Exercise brief: Leave out the pictures and retype only the lines from the opening line to the line that holds "import plotly.graph_objects as go", both ends included.

Provided data:
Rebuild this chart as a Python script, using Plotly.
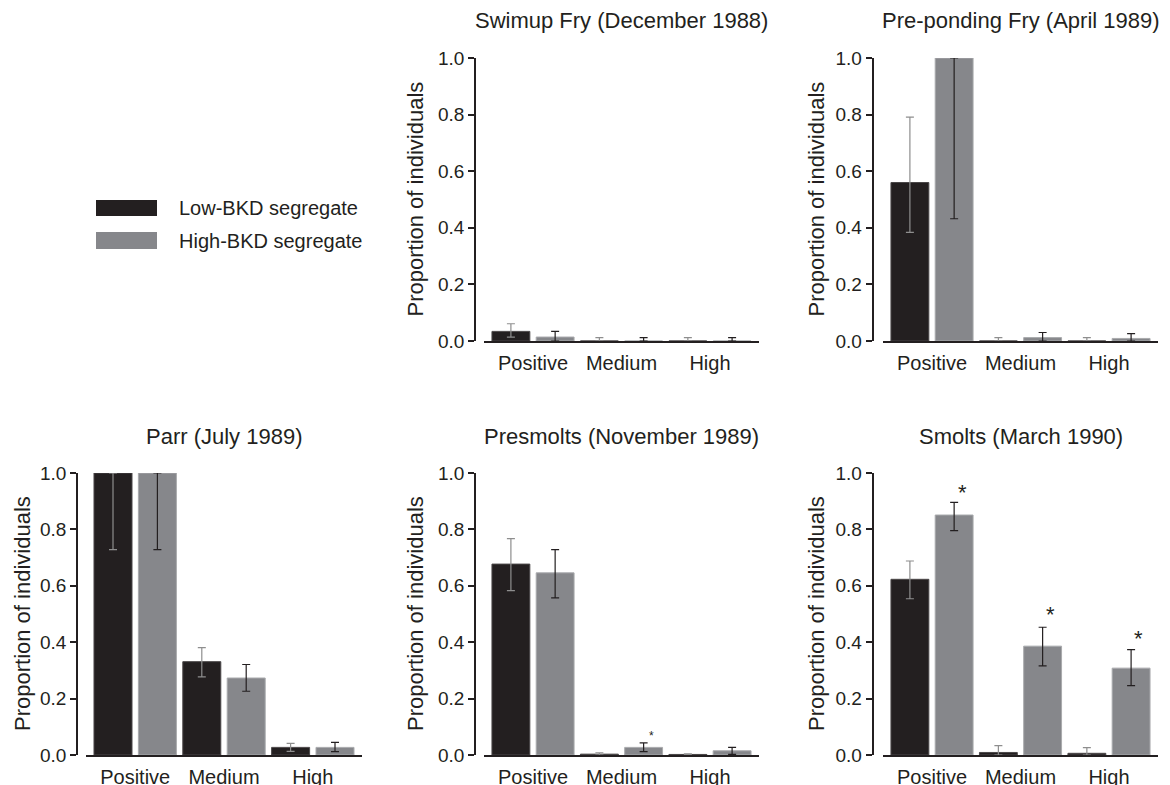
import plotly.graph_objects as go

categories = ["Positive", "Medium", "High"]
series_names = ["Low-BKD segregate", "High-BKD segregate"]
panel_titles = [
    "Swimup Fry (December 1988)",
    "Pre-ponding Fry (April 1989)",
    "Parr (July 1989)",
    "Presmolts (November 1989)",
    "Smolts (March 1990)",
]
y_title = "Proportion of individuals"
y_ticks = [0.0, 0.2, 0.4, 0.6, 0.8, 1.0]

# Swimup fry
swimup_low = [0.034, 0.0, 0.0]
swimup_low_ci_upper = [0.061, 0.012, 0.012]
swimup_low_ci_lower = [0.014, 0.0, 0.0]
swimup_high = [0.014, 0.0, 0.0]
swimup_high_ci_upper = [0.034, 0.012, 0.012]
swimup_high_ci_lower = [0.0, 0.0, 0.0]

# Pre-ponding fry
preponding_low = [0.56, 0.0, 0.0]
preponding_low_ci_upper = [0.791, 0.012, 0.012]
preponding_low_ci_lower = [0.384, 0.0, 0.0]
preponding_high = [1.0, 0.012, 0.009]
preponding_high_ci_upper = [1.0, 0.030, 0.026]
preponding_high_ci_lower = [0.432, 0.0, 0.0]

# Parr
parr_low = [1.0, 0.331, 0.027]
parr_low_ci_upper = [1.0, 0.381, 0.041]
parr_low_ci_lower = [0.728, 0.277, 0.013]
parr_high = [1.0, 0.273, 0.027]
parr_high_ci_upper = [1.0, 0.321, 0.045]
parr_high_ci_lower = [0.728, 0.226, 0.012]

# Presmolts
presmolts_low = [0.677, 0.003, 0.002]
presmolts_low_ci_upper = [0.767, 0.008, 0.004]
presmolts_low_ci_lower = [0.583, 0.0, 0.0]
presmolts_high = [0.646, 0.027, 0.015]
presmolts_high_ci_upper = [0.728, 0.043, 0.027]
presmolts_high_ci_lower = [0.557, 0.012, 0.002]

# Smolts
smolts_low = [0.623, 0.009, 0.006]
smolts_low_ci_upper = [0.688, 0.033, 0.026]
smolts_low_ci_lower = [0.554, 0.0, 0.0]
smolts_high = [0.851, 0.386, 0.308]
smolts_high_ci_upper = [0.896, 0.453, 0.374]
smolts_high_ci_lower = [0.796, 0.316, 0.246]

# significance asterisks (panel index, category, y)
star_panel = [3, 4, 4, 4]
star_category = ["Medium", "Positive", "Medium", "High"]
star_y = [0.073, 0.944, 0.511, 0.425]
star_size = [12, 22, 22, 22]

panels = [
    (swimup_low, swimup_low_ci_upper, swimup_low_ci_lower,
     swimup_high, swimup_high_ci_upper, swimup_high_ci_lower),
    (preponding_low, preponding_low_ci_upper, preponding_low_ci_lower,
     preponding_high, preponding_high_ci_upper, preponding_high_ci_lower),
    (parr_low, parr_low_ci_upper, parr_low_ci_lower,
     parr_high, parr_high_ci_upper, parr_high_ci_lower),
    (presmolts_low, presmolts_low_ci_upper, presmolts_low_ci_lower,
     presmolts_high, presmolts_high_ci_upper, presmolts_high_ci_lower),
    (smolts_low, smolts_low_ci_upper, smolts_low_ci_lower,
     smolts_high, smolts_high_ci_upper, smolts_high_ci_lower),
]

W, H = 1170, 785
OFF = 8  # page body margin compensation
INK = "#231f20"
BLACK = "#231f20"
GRAY = "#86878b"
ERR_GRAY = "#8e8e8e"
FONT = "Liberation Sans, Arial, Helvetica, sans-serif"

# pixel layout of each panel: x-axis start/end, y-axis line x, y top (1.0) / bottom (0)
layout_px = [
    (484, 759, 475, 58, 341),
    (883, 1158, 872.5, 58, 341),
    (86, 362, 77, 473, 755),
    (484, 759, 475, 473, 755),
    (883, 1158, 872.5, 473, 755),
]
ylabel_x_px = [415, 816, 22, 415, 816]


def px_x(v):
    return (v - OFF) / W


def px_y(v):
    return 1 - (v - OFF) / H


fig = go.Figure()
layout = dict(
    width=W, height=H,
    margin=dict(l=0, r=0, t=0, b=0, autoexpand=False),
    paper_bgcolor="white", plot_bgcolor="white",
    barmode="group", bargap=0.0, bargroupgap=0.144,
    showlegend=False,
    font=dict(family=FONT, color=INK, size=19),
)
annotations = []
shapes = []

for i, (lo, lo_up, lo_dn, hi, hi_up, hi_dn) in enumerate(panels):
    n = "" if i == 0 else str(i + 1)
    xa, ya = "x" + n, "y" + n
    fig.add_trace(go.Bar(
        x=categories, y=lo, name=series_names[0], xaxis=xa, yaxis=ya,
        marker=dict(color=BLACK, line=dict(color="#4a4748", width=1)),
        error_y=dict(type="data", symmetric=False,
                     array=[u - v for u, v in zip(lo_up, lo)],
                     arrayminus=[v - d for v, d in zip(lo, lo_dn)],
                     color=ERR_GRAY, thickness=1.2, width=4),
        cliponaxis=False, offsetgroup="low",
    ))
    fig.add_trace(go.Bar(
        x=categories, y=hi, name=series_names[1], xaxis=xa, yaxis=ya,
        marker=dict(color=GRAY, line=dict(color="#a9aaad", width=1)),
        error_y=dict(type="data", symmetric=False,
                     array=[u - v for u, v in zip(hi_up, hi)],
                     arrayminus=[v - d for v, d in zip(hi, hi_dn)],
                     color=INK, thickness=1.2, width=4),
        cliponaxis=False, offsetgroup="high",
    ))
    x0, x1, yax, ytop, ybot = layout_px[i]
    layout["xaxis" + n] = dict(
        domain=[px_x(x0), px_x(x1)], anchor=ya, automargin=False,
        type="category", categoryorder="array", categoryarray=categories,
        range=[-0.554, 2.554],
        showline=True, linecolor=INK, linewidth=1.5,
        ticks="", showgrid=False, zeroline=False,
        tickfont=dict(size=20, color=INK), ticklabelstandoff=3,
        fixedrange=True,
    )
    layout["yaxis" + n] = dict(
        domain=[px_y(ybot), px_y(ytop)], anchor="free", position=px_x(yax),
        automargin=False,
        range=[0, 1.0], tickvals=y_ticks, ticktext=[f"{t:.1f}" for t in y_ticks],
        showline=True, linecolor=INK, linewidth=1.5,
        ticks="outside", ticklen=6, tickwidth=1.5, tickcolor=INK,
        showgrid=False, zeroline=False,
        tickfont=dict(size=19, color=INK),
        fixedrange=True,
    )
    # panel title
    annotations.append(dict(
        text=panel_titles[i], xref="paper", yref="paper",
        x=px_x((x0 + x1) / 2), y=px_y(ytop - 37), xanchor="center", yanchor="middle",
        showarrow=False, font=dict(size=22, color=INK),
    ))
    # y axis title
    annotations.append(dict(
        text=y_title, xref="paper", yref="paper", textangle=-90,
        x=px_x(ylabel_x_px[i]), y=px_y((ytop + ybot) / 2),
        xanchor="center", yanchor="middle",
        showarrow=False, font=dict(size=22, color=INK),
    ))

for p, c, yv, s in zip(star_panel, star_category, star_y, star_size):
    n = "" if p == 0 else str(p + 1)
    annotations.append(dict(
        text="*", xref="x" + n, yref="y" + n, x=c, y=yv,
        xshift=30, yshift=-s * 0.15, xanchor="center", yanchor="middle",
        showarrow=False, font=dict(size=s, color=INK),
    ))

# legend drawn manually
legend_rows = [(series_names[0], BLACK, 200, 216), (series_names[1], GRAY, 232, 249)]
for name, col, y0, y1 in legend_rows:
    shapes.append(dict(
        type="rect", xref="paper", yref="paper",
        x0=px_x(96), x1=px_x(157), y0=px_y(y1), y1=px_y(y0),
        fillcolor=col, line=dict(width=0),
    ))
    annotations.append(dict(
        text=name, xref="paper", yref="paper",
        x=px_x(177), y=px_y((y0 + y1) / 2), xanchor="left", yanchor="middle",
        showarrow=False, font=dict(size=20, color=INK),
    ))

layout["annotations"] = annotations
layout["shapes"] = shapes
fig.update_layout(**layout)
fig.write_html("out.html")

Result of this task:
Rebuild this chart as a Python script, using Plotly.
import plotly.graph_objects as go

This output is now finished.